Bei jenen Rapid-Fans, die das unterkühlte Viertelfinal-Aus schon verdaut haben, wird sie wohlige Gefühle auslösen: Die Hymne der UEFA Conference League, die den Hütteldorfern am Abend bei Lech Posen (ab 18:45 Uhr im LIVE-Ticker>>>) das erste Mal in der diesjährigen Ligaphase ertönen wird.
Lange hielt der Bewerb im schwierigen Vorjahr die Stimmung aufrecht. Und die Auslosung ließ im ersten Instinkt gewisse Hoffnungen auf eine Wiederholung aufkeimen.
Die Fiorentina als offensichtlicher Kracher, dahinter schon Lech Posen als zweitgrößte Nummer. Aber dann - Zrinjski Mostar, Rakow Czestochowa, Universitatea Craiova und ein Wiedersehen mit Omonia Nikosia: Nicht die klingendsten Namen.
Die Zahlen lügen selten
Doch ein Weiterkommen, auch nur unter den besten 24, wird kein Selbstläufer: Statistisch gesehen hat Rapid die viertschwerste Auslosung aller Conference-League-Teilnehmer erwischt.
Der Computer, der die Ligaphase durchspielte, spuckte Rapid auf Rang 22 aus. Mit einer Wahrscheinlichkeit von 60,3 Prozent, in die Zwischenrunde einzuziehen – aber ebenso nur 6,3 Prozent, den Direkteinzug ins Achtelfinale zu wiederholen. HIER lassen sich diese Rechenspiele nachlesen>>>.
Statistiken sind eine Sache, Fußball wird am Rasen gespielt. Aber die nackten Zahlen sind Anhaltspunkt genug, um zu wissen: Der Schein der Auslosung trügt.
In Polen nichts leicht zu holen
Schon mit Lech Posen wartet ein Brocken, der einen ähnlich guten Start wie letztes Jahr in Istanbul zur Mammutaufgabe machen wird. Polens Meister ist die Speerspitze einer Nation, die ganz im Gegensatz zu Österreich auf europäischem Parkett wieder im Kommen ist.
Mit gleich vier Klubs in der ECL-Ligaphase stellte das Land einen neuen Rekord auf, und auch Rapid wird noch nach Czestochowa reisen dürfen.
Mit Omonia gab es im Vorjahr schon eine unliebsame Begegnung, und Zrinjski Mostar wurde vor Borac Banja Luka bosnischer Meister. Letzterer Klub war im Frühjahr auch ein mühsamer Gegner.
Das ist halt Rapid
Wer zum Rapid-Trainer bestellt wird, der nimmt unfreiwillig ein zweites Amt mit an: Jenes des Erwartungshaltungsmanagers.
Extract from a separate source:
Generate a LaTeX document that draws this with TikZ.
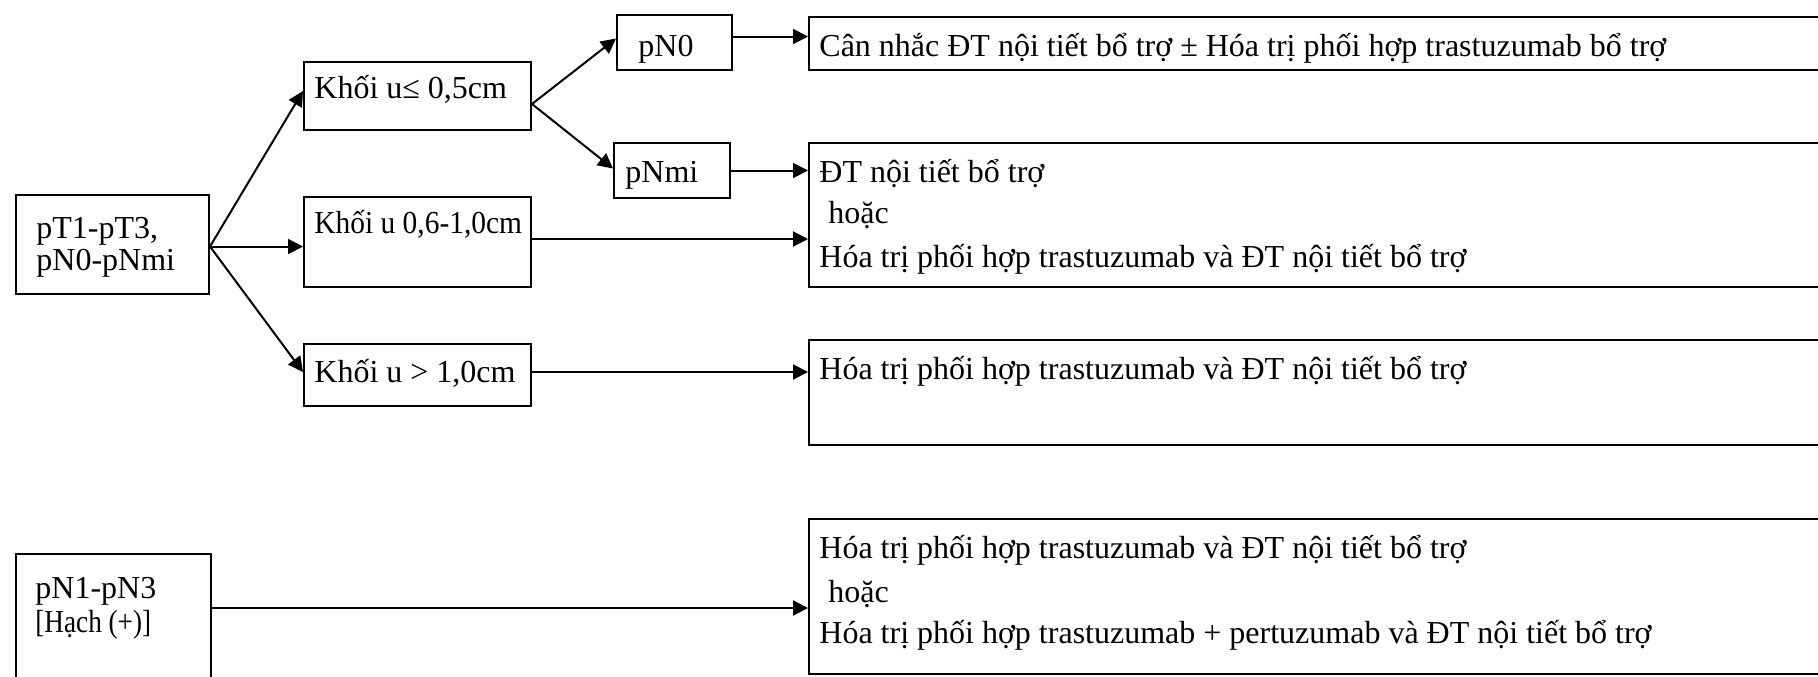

Da musste Peter Stöger schon in den bisherigen Wochen immer und immer wieder ausrücken, um im Umfeld die Bodenhaftung zu bewahren. In Hütteldorf eine Aufgabe, welche die sportliche in Europa doch weit übersteigt.
Nach dem ersten dicken Rückschlag der Saison ist diese Aufgabe wieder zum Balanceakt geworden. Die Vernunft und manche Leistung am Platz sagt schon seit Saisonstart immer wieder: Es ist nicht erster Titelkandidat, wer in den ersten Wochen glänzt. Rapid selbst ist der Beweis.
Aber derlei Realismus blieb in Hütteldorf schon immer den Verantwortungsträgern übrig. Ja, auch die mediale Auseinandersetzung leidet gerne unter dem Syndrom, den schmalen Grat zwischen Anerkennung und angemessener Erwartungshaltung zu treffen. Selbst, wenn es oft genug nur in der Rezeption so erscheint.
All das gehört eben zu Rapid, es ist nicht neu.
Besser es bleibt ein Bonus, als das Rückgrat der Saison
Relativ neu dagegen ist, dass nach dem teuersten Einkaufsprogramm der Vereinsgeschichte und dem Viertelfinale im Vorjahr handfeste Argumente vorliegen, die ein gewisses Abschneiden im kleinsten Europacup fast schon einfordern könnten.
Allzu hohe Erwartungen können aber nichts Gutes bewirken. Und das ganz unabhängig davon, ob die Saison in den anderen Bewerben einen günstigen Verlauf nehmen wird – und die Conference League damit nicht erneut als Stimmungsretter herhalten muss.
Lech Posen ist eine angemessene Standortbestimmung, die Ansprüche schnell in gemäßigte Bahnen zurechtstutzen könnte. Besser laufen als erwartet kann es ja immer.